Stated task. It is required that all of the data be written out exactly.
_ _ _ _ _
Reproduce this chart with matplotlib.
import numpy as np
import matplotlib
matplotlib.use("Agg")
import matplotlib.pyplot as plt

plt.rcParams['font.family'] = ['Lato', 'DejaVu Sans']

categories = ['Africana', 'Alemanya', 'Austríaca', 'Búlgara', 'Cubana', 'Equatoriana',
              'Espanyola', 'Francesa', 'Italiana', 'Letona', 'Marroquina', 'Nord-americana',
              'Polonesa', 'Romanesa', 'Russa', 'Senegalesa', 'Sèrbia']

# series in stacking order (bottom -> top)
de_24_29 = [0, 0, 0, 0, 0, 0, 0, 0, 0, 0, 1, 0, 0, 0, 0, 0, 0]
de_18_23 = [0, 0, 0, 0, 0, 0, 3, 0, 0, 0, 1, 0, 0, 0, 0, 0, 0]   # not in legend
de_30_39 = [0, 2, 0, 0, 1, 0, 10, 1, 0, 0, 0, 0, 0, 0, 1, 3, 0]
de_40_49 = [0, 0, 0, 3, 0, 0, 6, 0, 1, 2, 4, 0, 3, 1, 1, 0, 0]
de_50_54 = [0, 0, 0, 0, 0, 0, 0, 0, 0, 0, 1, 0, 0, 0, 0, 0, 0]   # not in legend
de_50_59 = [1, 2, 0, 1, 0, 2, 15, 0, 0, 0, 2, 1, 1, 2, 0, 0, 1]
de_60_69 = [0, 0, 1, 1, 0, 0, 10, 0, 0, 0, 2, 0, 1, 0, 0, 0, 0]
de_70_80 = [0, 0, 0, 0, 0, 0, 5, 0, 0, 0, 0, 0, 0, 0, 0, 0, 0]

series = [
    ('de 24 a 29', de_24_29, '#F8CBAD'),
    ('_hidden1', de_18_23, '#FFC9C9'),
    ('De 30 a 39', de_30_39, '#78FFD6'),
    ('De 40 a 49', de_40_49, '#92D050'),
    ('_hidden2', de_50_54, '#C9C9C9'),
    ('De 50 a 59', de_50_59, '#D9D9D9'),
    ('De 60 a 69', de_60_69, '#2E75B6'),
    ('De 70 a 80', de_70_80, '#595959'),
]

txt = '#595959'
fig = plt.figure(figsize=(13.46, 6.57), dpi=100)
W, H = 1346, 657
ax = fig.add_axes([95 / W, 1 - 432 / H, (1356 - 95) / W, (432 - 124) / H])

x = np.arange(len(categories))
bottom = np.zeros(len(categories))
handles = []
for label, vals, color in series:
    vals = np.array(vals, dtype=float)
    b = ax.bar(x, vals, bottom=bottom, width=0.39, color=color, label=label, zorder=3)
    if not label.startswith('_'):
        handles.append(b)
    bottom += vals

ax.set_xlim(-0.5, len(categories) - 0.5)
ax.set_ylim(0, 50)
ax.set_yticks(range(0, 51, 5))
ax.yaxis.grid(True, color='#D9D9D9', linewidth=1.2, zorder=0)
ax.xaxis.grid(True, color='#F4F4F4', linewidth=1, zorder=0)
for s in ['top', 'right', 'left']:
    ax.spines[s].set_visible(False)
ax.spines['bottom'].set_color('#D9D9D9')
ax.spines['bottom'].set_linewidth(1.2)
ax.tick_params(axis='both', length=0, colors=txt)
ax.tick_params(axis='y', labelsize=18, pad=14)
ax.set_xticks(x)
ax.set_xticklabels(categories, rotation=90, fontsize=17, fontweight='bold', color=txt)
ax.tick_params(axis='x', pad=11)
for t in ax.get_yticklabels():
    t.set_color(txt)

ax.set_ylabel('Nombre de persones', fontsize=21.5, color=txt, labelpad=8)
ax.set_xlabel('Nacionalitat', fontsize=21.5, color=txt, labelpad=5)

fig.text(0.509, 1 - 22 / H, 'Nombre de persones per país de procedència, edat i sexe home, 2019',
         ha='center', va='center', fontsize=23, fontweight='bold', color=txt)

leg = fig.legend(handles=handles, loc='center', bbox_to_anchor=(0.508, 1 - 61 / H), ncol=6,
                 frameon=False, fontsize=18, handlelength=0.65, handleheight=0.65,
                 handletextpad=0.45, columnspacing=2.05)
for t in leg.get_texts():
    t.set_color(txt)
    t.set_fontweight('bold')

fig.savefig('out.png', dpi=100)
_ _ _ _ _
Response to this task.
Reproduce this chart with matplotlib.
import numpy as np
import matplotlib
matplotlib.use("Agg")
import matplotlib.pyplot as plt

plt.rcParams['font.family'] = ['Lato', 'DejaVu Sans']

categories = ['Africana', 'Alemanya', 'Austríaca', 'Búlgara', 'Cubana', 'Equatoriana',
              'Espanyola', 'Francesa', 'Italiana', 'Letona', 'Marroquina', 'Nord-americana',
              'Polonesa', 'Romanesa', 'Russa', 'Senegalesa', 'Sèrbia']

# series in stacking order (bottom -> top)
de_24_29 = [0, 0, 0, 0, 0, 0, 0, 0, 0, 0, 1, 0, 0, 0, 0, 0, 0]
de_18_23 = [0, 0, 0, 0, 0, 0, 3, 0, 0, 0, 1, 0, 0, 0, 0, 0, 0]   # not in legend
de_30_39 = [0, 2, 0, 0, 1, 0, 10, 1, 0, 0, 0, 0, 0, 0, 1, 3, 0]
de_40_49 = [0, 0, 0, 3, 0, 0, 6, 0, 1, 2, 4, 0, 3, 1, 1, 0, 0]
de_50_54 = [0, 0, 0, 0, 0, 0, 0, 0, 0, 0, 1, 0, 0, 0, 0, 0, 0]   # not in legend
de_50_59 = [1, 2, 0, 1, 0, 2, 15, 0, 0, 0, 2, 1, 1, 2, 0, 0, 1]
de_60_69 = [0, 0, 1, 1, 0, 0, 10, 0, 0, 0, 2, 0, 1, 0, 0, 0, 0]
de_70_80 = [0, 0, 0, 0, 0, 0, 5, 0, 0, 0, 0, 0, 0, 0, 0, 0, 0]

series = [
    ('de 24 a 29', de_24_29, '#F8CBAD'),
    ('_hidden1', de_18_23, '#FFC9C9'),
    ('De 30 a 39', de_30_39, '#78FFD6'),
    ('De 40 a 49', de_40_49, '#92D050'),
    ('_hidden2', de_50_54, '#C9C9C9'),
    ('De 50 a 59', de_50_59, '#D9D9D9'),
    ('De 60 a 69', de_60_69, '#2E75B6'),
    ('De 70 a 80', de_70_80, '#595959'),
]

txt = '#595959'
fig = plt.figure(figsize=(13.46, 6.57), dpi=100)
W, H = 1346, 657
ax = fig.add_axes([95 / W, 1 - 432 / H, (1356 - 95) / W, (432 - 124) / H])

x = np.arange(len(categories))
bottom = np.zeros(len(categories))
handles = []
for label, vals, color in series:
    vals = np.array(vals, dtype=float)
    b = ax.bar(x, vals, bottom=bottom, width=0.39, color=color, label=label, zorder=3)
    if not label.startswith('_'):
        handles.append(b)
    bottom += vals

ax.set_xlim(-0.5, len(categories) - 0.5)
ax.set_ylim(0, 50)
ax.set_yticks(range(0, 51, 5))
ax.yaxis.grid(True, color='#D9D9D9', linewidth=1.2, zorder=0)
ax.xaxis.grid(True, color='#F4F4F4', linewidth=1, zorder=0)
for s in ['top', 'right', 'left']:
    ax.spines[s].set_visible(False)
ax.spines['bottom'].set_color('#D9D9D9')
ax.spines['bottom'].set_linewidth(1.2)
ax.tick_params(axis='both', length=0, colors=txt)
ax.tick_params(axis='y', labelsize=18, pad=14)
ax.set_xticks(x)
ax.set_xticklabels(categories, rotation=90, fontsize=17, fontweight='bold', color=txt)
ax.tick_params(axis='x', pad=11)
for t in ax.get_yticklabels():
    t.set_color(txt)

ax.set_ylabel('Nombre de persones', fontsize=21.5, color=txt, labelpad=8)
ax.set_xlabel('Nacionalitat', fontsize=21.5, color=txt, labelpad=5)

fig.text(0.509, 1 - 22 / H, 'Nombre de persones per país de procedència, edat i sexe home, 2019',
         ha='center', va='center', fontsize=23, fontweight='bold', color=txt)

leg = fig.legend(handles=handles, loc='center', bbox_to_anchor=(0.508, 1 - 61 / H), ncol=6,
                 frameon=False, fontsize=18, handlelength=0.65, handleheight=0.65,
                 handletextpad=0.45, columnspacing=2.05)
for t in leg.get_texts():
    t.set_color(txt)
    t.set_fontweight('bold')

fig.savefig('out.png', dpi=100)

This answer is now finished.